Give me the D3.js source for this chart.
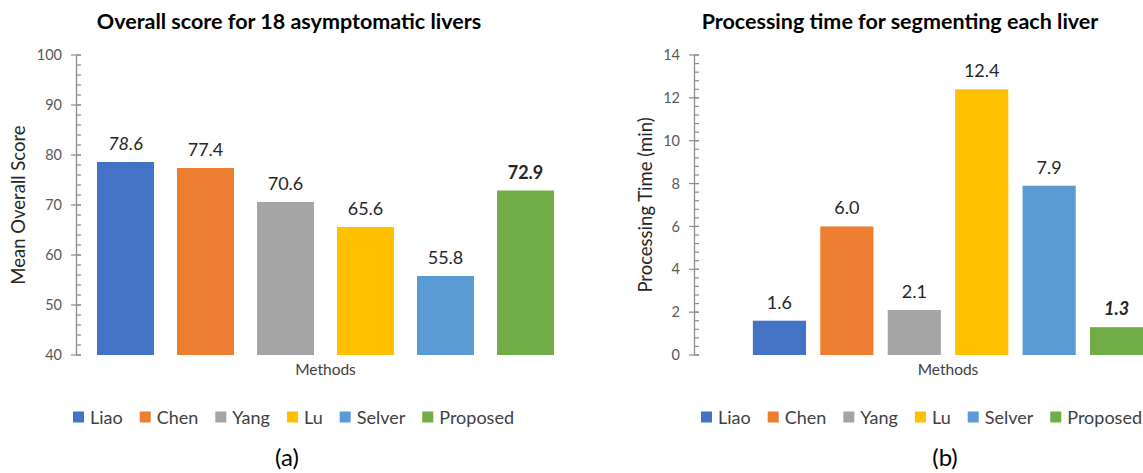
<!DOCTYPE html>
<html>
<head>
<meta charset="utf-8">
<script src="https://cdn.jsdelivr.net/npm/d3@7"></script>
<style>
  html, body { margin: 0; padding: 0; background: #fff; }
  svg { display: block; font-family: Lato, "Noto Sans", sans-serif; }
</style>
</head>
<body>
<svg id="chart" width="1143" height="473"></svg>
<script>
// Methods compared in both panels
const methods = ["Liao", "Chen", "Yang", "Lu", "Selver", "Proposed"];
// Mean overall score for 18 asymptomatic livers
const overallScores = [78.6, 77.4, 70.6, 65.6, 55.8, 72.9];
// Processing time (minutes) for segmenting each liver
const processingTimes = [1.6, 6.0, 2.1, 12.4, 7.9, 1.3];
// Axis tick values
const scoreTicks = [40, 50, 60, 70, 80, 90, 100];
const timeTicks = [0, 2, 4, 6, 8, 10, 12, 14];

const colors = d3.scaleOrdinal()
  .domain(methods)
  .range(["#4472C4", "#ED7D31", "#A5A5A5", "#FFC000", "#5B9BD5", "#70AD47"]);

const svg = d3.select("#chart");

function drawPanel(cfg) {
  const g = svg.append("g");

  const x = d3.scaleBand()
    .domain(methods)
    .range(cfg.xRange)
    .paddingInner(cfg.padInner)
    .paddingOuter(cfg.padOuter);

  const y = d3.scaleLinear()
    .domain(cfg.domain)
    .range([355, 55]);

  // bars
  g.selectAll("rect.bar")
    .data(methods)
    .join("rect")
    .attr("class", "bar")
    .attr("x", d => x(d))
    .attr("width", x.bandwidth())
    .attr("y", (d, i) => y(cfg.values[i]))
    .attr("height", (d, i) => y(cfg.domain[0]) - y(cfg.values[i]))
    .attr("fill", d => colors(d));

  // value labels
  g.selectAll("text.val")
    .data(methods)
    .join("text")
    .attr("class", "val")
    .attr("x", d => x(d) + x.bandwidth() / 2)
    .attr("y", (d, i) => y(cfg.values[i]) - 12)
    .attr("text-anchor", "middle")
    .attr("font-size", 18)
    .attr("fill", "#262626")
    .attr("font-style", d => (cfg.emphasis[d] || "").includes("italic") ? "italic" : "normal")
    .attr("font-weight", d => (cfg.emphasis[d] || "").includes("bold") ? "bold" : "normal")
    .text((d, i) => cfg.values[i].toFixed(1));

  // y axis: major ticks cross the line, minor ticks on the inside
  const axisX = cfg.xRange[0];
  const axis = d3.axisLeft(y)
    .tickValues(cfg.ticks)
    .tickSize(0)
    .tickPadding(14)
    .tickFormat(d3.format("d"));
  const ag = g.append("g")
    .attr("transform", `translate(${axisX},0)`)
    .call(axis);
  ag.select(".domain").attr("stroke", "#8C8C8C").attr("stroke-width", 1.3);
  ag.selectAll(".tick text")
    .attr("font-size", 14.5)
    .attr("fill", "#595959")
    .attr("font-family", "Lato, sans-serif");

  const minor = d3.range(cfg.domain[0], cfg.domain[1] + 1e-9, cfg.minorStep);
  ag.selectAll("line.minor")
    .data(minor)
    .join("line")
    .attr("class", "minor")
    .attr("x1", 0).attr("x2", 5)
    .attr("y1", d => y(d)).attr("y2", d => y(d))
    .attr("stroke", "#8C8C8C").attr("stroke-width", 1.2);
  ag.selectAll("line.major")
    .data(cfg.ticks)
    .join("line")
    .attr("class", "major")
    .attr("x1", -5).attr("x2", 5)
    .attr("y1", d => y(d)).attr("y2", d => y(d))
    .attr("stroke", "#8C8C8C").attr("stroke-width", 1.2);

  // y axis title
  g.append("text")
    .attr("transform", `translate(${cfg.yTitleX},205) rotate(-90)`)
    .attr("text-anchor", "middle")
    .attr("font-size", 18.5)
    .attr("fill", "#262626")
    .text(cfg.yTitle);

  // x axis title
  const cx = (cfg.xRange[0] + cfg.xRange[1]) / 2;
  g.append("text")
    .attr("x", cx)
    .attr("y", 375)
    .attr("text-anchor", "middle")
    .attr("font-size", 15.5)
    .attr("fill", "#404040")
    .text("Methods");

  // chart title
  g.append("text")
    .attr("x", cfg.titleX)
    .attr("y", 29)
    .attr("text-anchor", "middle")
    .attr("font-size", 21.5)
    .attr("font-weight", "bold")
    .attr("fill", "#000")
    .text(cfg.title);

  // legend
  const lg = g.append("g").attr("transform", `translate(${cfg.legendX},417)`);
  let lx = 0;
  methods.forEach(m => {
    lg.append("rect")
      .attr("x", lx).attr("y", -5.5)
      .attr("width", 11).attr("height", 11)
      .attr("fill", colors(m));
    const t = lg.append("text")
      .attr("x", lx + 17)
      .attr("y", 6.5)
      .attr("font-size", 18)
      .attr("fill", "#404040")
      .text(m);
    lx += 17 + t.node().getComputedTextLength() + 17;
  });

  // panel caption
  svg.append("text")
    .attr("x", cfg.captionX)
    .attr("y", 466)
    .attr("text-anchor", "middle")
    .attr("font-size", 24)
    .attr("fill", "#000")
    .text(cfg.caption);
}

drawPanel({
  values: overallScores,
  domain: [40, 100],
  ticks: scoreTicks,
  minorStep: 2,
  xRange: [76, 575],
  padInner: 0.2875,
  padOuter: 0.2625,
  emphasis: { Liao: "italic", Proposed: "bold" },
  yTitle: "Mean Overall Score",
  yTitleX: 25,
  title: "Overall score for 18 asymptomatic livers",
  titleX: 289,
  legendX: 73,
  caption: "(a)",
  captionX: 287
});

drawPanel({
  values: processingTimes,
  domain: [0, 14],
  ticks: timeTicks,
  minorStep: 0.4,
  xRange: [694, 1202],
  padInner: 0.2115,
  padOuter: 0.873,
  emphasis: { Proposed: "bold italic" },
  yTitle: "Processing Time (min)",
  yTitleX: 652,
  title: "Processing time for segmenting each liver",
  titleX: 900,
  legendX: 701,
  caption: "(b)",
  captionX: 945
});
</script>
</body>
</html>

========================================

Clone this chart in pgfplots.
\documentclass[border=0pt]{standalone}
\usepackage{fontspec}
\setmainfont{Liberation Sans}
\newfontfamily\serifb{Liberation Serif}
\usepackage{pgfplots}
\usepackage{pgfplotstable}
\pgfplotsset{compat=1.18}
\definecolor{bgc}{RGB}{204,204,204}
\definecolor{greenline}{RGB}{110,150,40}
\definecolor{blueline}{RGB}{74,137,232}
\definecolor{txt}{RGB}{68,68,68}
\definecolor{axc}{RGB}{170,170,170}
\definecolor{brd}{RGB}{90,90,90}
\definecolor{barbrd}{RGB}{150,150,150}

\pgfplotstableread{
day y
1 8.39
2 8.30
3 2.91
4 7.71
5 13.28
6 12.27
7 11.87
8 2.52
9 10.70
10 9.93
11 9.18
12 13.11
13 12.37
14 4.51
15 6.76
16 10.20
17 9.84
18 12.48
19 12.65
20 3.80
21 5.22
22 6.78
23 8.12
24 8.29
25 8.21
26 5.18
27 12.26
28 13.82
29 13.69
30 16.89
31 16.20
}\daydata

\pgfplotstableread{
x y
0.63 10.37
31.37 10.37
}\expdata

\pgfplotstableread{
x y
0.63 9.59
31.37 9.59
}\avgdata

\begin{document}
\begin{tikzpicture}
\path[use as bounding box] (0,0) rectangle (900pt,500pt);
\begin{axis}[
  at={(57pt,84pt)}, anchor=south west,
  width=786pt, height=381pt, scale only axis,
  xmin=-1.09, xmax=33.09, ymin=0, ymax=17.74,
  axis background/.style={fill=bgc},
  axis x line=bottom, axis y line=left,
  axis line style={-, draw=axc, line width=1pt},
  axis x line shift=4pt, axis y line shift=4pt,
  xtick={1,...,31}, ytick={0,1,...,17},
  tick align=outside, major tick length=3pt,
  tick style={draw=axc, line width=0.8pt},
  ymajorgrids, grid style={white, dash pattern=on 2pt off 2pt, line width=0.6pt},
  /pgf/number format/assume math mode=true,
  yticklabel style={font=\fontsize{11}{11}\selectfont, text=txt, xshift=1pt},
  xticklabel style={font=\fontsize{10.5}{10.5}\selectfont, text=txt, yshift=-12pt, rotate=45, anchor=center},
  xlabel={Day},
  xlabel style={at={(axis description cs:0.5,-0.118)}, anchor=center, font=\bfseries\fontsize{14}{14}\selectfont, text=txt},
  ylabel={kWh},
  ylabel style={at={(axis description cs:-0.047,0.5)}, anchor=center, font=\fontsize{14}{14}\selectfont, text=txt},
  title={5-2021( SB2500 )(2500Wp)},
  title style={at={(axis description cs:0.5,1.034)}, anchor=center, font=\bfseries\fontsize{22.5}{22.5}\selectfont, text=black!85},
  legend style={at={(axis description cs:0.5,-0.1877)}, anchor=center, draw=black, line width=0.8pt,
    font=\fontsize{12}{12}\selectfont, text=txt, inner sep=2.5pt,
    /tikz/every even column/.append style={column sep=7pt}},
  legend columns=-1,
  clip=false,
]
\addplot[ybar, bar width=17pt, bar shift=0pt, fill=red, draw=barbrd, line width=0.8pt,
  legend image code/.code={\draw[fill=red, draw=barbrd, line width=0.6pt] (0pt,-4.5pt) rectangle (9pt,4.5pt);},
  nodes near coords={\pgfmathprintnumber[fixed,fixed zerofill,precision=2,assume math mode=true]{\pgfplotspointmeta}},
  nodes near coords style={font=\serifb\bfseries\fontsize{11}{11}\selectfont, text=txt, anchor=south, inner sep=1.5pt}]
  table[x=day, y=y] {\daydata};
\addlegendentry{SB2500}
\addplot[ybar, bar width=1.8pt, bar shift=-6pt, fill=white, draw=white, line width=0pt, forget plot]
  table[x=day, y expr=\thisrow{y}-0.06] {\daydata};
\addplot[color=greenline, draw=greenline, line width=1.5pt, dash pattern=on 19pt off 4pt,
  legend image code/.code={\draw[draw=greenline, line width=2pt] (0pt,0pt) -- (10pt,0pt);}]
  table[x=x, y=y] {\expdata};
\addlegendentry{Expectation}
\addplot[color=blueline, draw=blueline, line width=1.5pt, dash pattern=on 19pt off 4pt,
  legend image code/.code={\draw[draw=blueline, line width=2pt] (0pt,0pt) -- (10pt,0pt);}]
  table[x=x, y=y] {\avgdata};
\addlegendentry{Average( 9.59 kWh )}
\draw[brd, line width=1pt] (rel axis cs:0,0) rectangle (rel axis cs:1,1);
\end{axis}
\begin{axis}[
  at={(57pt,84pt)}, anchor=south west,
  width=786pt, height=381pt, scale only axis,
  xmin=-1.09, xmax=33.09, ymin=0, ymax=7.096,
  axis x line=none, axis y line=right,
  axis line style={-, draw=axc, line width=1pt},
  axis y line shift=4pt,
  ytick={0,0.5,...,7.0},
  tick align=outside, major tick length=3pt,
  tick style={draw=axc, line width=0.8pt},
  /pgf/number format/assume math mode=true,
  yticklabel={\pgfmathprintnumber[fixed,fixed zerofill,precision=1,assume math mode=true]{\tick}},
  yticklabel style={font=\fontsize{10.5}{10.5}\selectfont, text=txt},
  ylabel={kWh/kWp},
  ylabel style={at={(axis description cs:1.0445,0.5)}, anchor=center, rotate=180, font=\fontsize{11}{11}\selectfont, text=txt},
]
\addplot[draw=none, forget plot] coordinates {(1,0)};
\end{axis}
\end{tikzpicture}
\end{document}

========================================

**TASK DETAILS:** Tally the lines of the data that contain the string "chart" and report the total alone.

**FULL OUTPUT:** 5